Facts and figures – Hunterston PARC history
- Hunterston Port was initially identified in 1968 as a site that could provide an ore-importing terminal to service the iron and steel industry. Construction on Hunterston port began in April 1974.
- When built, Hunterston Ore Terminal was one of the deepest water ore/coal terminals in the world and it was primarily used to supply the needs of the British Steel Corporation’s Scottish works, especially at Ravenscraig.
- The marine yard has previously been used to build oil platforms between 1978 and 1983, a Trident dry dock between 1988 and 1993 and a Gravity base Tank between 1993 and 1996.
- The Hunterston Construction Yard was built in the 1970s by infilling onto Hunterston and Southannan Sands.
- In September 2003, Hunterston Terminal (forming part of Clydeport) became part of the Peel Ports Group.
Facts and figures – economy
- North Ayrshire has suffered from a declining population and has fewer residents today than in 1991.
- Economic activity rates in North Ayrshire are below national average, both overall and in most age/gender groups.
- Unemployment rates are also significantly above national average at 7%, although they have fallen somewhat from a peak of 13% in 2013.
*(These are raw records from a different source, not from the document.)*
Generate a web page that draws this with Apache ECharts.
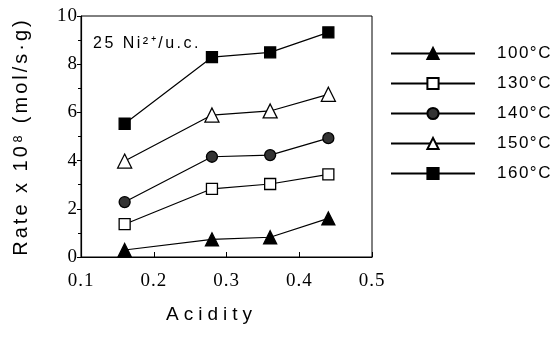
<!DOCTYPE html>
<html>
<head>
<meta charset="utf-8">
<script src="https://cdn.jsdelivr.net/npm/echarts@6/dist/echarts.min.js"></script>
<style>
  html, body { margin: 0; padding: 0; background: #fff; }
  #chart { width: 556px; height: 340px; }
</style>
</head>
<body>
<div id="chart"></div>
<script>
const acidity = [0.16, 0.28, 0.36, 0.44]
const temps = ["100°C", "130°C", "140°C", "150°C", "160°C"]
const rate100 = [0.29, 0.73, 0.82, 1.60]
const rate130 = [1.36, 2.83, 3.03, 3.43]
const rate140 = [2.28, 4.16, 4.23, 4.93]
const rate150 = [3.98, 5.89, 6.06, 6.75]
const rate160 = [5.53, 8.29, 8.49, 9.32]

const sans = "Arial"
const serif = "Times"

// the scanned figure spreads its labels out; canvas letterSpacing by font
const spacing = {
  "20px Arial": "3px",
  "19px Arial": "5px",
  "17px Arial": "1.5px",
  "16px Arial": "2.5px",
  "19px Times": "1px",
}
const fillText = CanvasRenderingContext2D.prototype.fillText
CanvasRenderingContext2D.prototype.fillText = function (t, x, y, w) {
  const m = /(\d+px)\s+"?(\w+)/.exec(this.font)
  this.letterSpacing = (m && spacing[m[1] + " " + m[2]]) || "0px"
  return w === undefined ? fillText.call(this, t, x, y) : fillText.call(this, t, x, y, w)
}

const pairs = (ys) => acidity.map((x, i) => [x, ys[i]])

const mk = (name, ys, symbol, size, fill) => ({
  name: name,
  type: "line",
  data: pairs(ys),
  symbol: symbol,
  symbolSize: size,
  showAllSymbol: true,
  lineStyle: { color: "#000", width: 1.2 },
  itemStyle: { color: fill, borderColor: "#000", borderWidth: 1.3 },
  emphasis: { disabled: true },
  z: 3,
})

const chart = echarts.init(document.getElementById("chart"))

const option = {
  animation: false,
  backgroundColor: "#fff",
  grid: {
    left: 81,
    right: 184,
    top: 16,
    bottom: 83,
    show: true,
    borderColor: "#000",
    borderWidth: 1,
  },
  legend: {
    orient: "vertical",
    left: 385,
    top: 40,
    itemWidth: 84,
    itemHeight: 14,
    itemGap: 13,
    selectedMode: false,
    data: temps,
    textStyle: {
      fontFamily: sans,
      fontSize: 17,
      color: "#000",
      padding: [0, 0, 0, 17],
    },
  },
  graphic: [
    {
      type: "text",
      left: 93,
      top: 36,
      style: {
        text: "25 Ni²⁺/u.c.",
        font: "16px " + sans,
        fill: "#000",
      },
    },
  ],
  xAxis: {
    type: "value",
    min: 0.1,
    max: 0.5,
    interval: 0.1,
    name: "Acidity",
    nameLocation: "middle",
    nameGap: 48,
    nameTextStyle: {
      fontFamily: sans,
      fontSize: 19,
      color: "#000",
      padding: [0, 30, 0, 0],
    },
    axisLine: { lineStyle: { color: "#000", width: 1.2 } },
    axisTick: { inside: true, length: 5, lineStyle: { color: "#000" } },
    axisLabel: {
      margin: 15,
      fontFamily: serif,
      fontSize: 19,
      color: "#000",
      formatter: (v) => v.toFixed(1),
    },
    splitLine: { show: false },
  },
  yAxis: {
    type: "value",
    min: 0,
    max: 10,
    interval: 2,
    name: "Rate x 10⁸ (mol/s·g)",
    nameLocation: "middle",
    nameGap: 50,
    nameTextStyle: {
      fontFamily: sans,
      fontSize: 20,
      color: "#000",
    },
    axisLine: { lineStyle: { color: "#000", width: 1.2 } },
    axisTick: { inside: false, length: 4, lineStyle: { color: "#000" } },
    minorTick: { show: true, splitNumber: 2, length: 3, lineStyle: { color: "#000" } },
    axisLabel: {
      margin: 3,
      fontFamily: serif,
      fontSize: 19,
      color: "#000",
    },
    splitLine: { show: false },
  },
  series: [
    mk(temps[0], rate100, "triangle", 13, "#000"),
    mk(temps[1], rate130, "rect", 11, "#fff"),
    mk(temps[2], rate140, "circle", 11, "#333"),
    mk(temps[3], rate150, "triangle", 14, "#fff"),
    mk(temps[4], rate160, "rect", 11, "#000"),
  ],
}

chart.setOption(option)
</script>
</body>
</html>
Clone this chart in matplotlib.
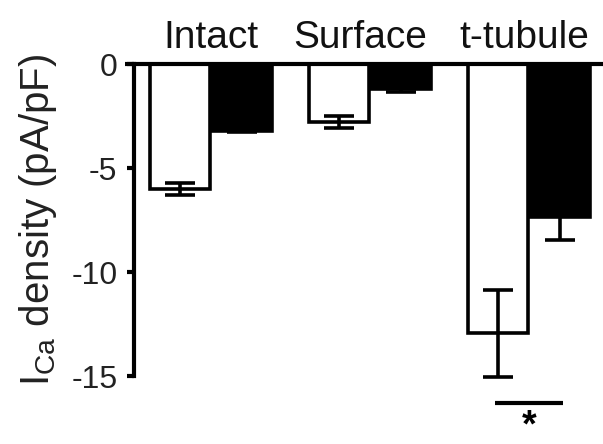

- The overall number of jobs in North Ayrshire is 17% lower than in 1991.
- The Scottish Index of Multiple Deprivation (SIMD) ranks North Ayrshire as the third most deprived Council area in Scotland.
- There are 1.24 employed residents for each job, meaning that North Ayrshire is a net exporter of labour.
- In the past 40 years, freight traffic through UK ports has increased by 75% with some 95% of total UK freight being handled through UK ports.